Let me start out by saying I make big prints, (which is why I use IQ backs) With that in mind, it was disappointing to find that the IQ4 does not fit well into Epson's larger paper rolls/printer sizes, i.e. the 44" & 60" rolls.

Using the new generation Epson Printers, which, like Canon, have native 150/300dpi heads (rather than the older 180/360), and printing at round divisions of native dpi, to avoid artifacts, the IQ3-100 fitted perfectly onto both 44" and 60" paper: 150dpi gave beautiful x-large 58x77" prints, a great fit on 60" rolls, and 200dpi gave 43.5x58", perfectly suited to either 44" or 60" rolls. Amazing! (a 0.25 to 1" border is very useful for handling, mounting, etc)

With the IQ4 however nothing really works without an excess of waste:
200dpi is 51x70.8" so you're wasting a lot of a 60" wide roll
250dpi is 41x56" (least waste on 44" roll)
300dpi is 34x46" (46" does not go on 44" roll)
(150dpi would give a lovely 68.7x94" if only Epson made a 72" printer! Please please, Epson?)

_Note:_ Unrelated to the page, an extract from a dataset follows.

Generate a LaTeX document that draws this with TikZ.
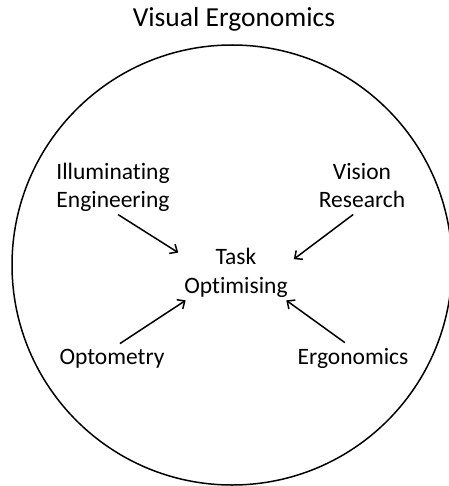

Of course this is not Phase/Sony's fault, just the way it works out, but... disappointing. I was naively thinking it would all fit nicely at a higher dpi. Nope. Put another way, this is a decent reason to stay with 100mp if you print at this sort of scale.

(yes I get that buying an IQ4 back and then counting the pennies on paper waste is anachronistic, but at ~$440/39ft for 60" of the good stuff, you see your $ literally going into the trash every week, and that hurts!  ;))
« Last Edit: September 01, 2018, 11:07:56 am by narikin »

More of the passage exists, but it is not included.